Judge Dismisses Lawsuit Over Geronimo's Skull
The story goes that back in May of 1918, a group of Bonesmen were all serving in the Army together at Fort Sill, Oklahoma, site of the mouldering remains of the Apache chief who had died in 1909 from pneumonia. It's no secret that S&B prides itself on its creepy collection of frat house decor, and the skull of an Indian chief whose name is synonymous with intoxicated white people jumping off cliffs would make a dandy addition to their "tomb." So (allegedly), Prescott Bush (father of George H.W., and grandfather of George W.), Henry Mallon, Ellery James and Charles C. Haffner, dug up the grave and stole the skull, a few bones, and a horse bit, and spirited them off to the Skull & Bones Tomb at Yale. Over the years, they have (allegedly) been in a glass display case.

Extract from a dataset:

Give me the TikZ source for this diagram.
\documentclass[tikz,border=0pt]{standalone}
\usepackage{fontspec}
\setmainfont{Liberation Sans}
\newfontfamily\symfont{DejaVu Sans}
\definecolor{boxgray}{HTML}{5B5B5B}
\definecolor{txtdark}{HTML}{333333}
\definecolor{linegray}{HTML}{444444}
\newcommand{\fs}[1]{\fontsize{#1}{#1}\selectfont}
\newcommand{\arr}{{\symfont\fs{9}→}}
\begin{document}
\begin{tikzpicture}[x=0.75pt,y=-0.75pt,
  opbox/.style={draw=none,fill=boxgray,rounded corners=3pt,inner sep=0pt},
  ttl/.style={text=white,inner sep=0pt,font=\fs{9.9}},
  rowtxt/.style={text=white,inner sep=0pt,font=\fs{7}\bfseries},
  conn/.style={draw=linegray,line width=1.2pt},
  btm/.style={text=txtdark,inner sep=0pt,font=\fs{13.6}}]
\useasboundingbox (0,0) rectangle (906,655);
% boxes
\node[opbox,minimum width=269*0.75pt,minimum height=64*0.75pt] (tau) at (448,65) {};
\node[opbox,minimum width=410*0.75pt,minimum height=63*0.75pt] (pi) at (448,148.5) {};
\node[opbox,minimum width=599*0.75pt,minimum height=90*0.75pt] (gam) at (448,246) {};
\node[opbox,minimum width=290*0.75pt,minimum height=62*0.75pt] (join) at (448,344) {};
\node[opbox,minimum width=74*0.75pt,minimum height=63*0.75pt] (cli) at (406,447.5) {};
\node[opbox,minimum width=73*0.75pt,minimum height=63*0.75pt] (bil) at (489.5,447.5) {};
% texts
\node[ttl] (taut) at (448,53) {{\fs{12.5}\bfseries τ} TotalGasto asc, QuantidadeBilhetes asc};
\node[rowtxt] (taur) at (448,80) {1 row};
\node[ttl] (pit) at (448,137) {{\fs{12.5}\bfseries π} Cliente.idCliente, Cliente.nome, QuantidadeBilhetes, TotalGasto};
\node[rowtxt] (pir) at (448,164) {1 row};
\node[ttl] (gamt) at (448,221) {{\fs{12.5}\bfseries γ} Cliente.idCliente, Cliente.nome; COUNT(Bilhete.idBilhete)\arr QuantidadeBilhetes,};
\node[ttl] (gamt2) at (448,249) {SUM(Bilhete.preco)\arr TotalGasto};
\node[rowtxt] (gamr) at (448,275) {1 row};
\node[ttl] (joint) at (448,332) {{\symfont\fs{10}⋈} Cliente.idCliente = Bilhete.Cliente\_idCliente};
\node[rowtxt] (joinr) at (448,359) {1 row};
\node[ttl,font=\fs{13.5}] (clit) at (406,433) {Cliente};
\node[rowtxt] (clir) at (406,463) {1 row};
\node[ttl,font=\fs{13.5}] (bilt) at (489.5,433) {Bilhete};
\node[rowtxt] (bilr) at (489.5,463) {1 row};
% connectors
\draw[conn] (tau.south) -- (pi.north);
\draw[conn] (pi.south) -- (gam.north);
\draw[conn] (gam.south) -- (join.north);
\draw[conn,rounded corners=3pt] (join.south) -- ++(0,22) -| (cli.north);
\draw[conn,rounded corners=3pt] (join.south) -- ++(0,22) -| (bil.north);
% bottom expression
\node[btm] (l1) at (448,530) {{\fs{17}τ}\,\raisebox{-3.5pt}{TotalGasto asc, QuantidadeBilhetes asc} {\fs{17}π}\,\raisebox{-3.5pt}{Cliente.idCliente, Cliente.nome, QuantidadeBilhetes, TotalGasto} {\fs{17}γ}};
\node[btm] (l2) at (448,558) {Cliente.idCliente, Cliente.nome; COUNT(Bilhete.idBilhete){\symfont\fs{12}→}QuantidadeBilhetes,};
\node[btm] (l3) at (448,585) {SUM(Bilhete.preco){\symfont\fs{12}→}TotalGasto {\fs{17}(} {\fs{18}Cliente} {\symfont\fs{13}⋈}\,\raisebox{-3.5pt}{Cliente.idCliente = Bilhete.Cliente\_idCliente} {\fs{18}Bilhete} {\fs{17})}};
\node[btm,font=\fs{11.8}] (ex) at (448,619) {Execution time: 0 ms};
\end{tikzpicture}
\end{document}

The Geronimo skull is a longstanding piece of Skull & Bones folklore, but several members of the (alleged) grave robbing team gave conflicting accounts of the raid. Towana Spivey, director of the Fort Sill National Historic Landmark and Museum, is quoted as saying he has never believed the story. Still, there is a skull in the S&B Tomb in New Haven known commonly as Geronimo.

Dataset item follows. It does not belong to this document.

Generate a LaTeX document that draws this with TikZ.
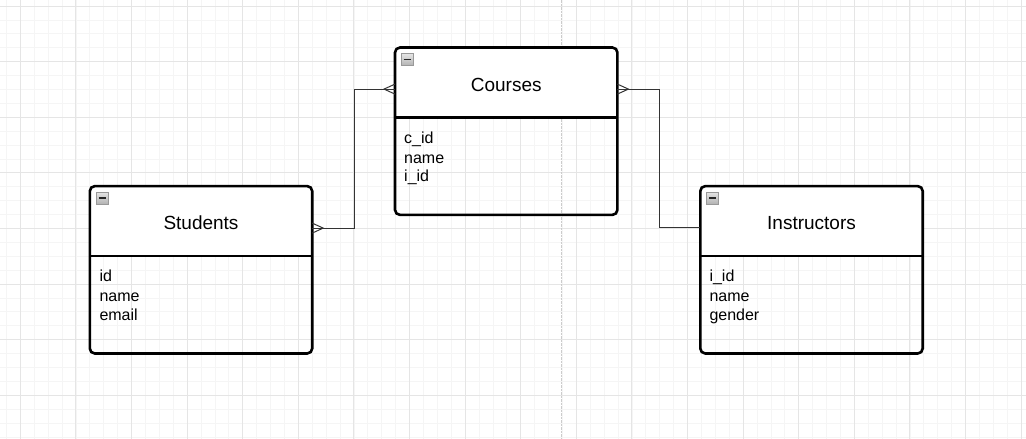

This public imbroglio started back in 2007 when Harlyn Geronimo of Mescalero, New Mexico, wrote to President George W. Bush for help in returning the skull of his great-grandfather. Bush didn't bother to answer, and the lawsuit followed. During the 2004 presidential race, Bonesmen Bush and Deomocratic nominee John Kerry both reacted to questions about the secretive society (one of about a dozen on the Yale campus) by saying that it was so secret they couldn't talk about it. Obviously, Bush admitting the chief's skull was in the Tomb would be in violation of the Society's oath.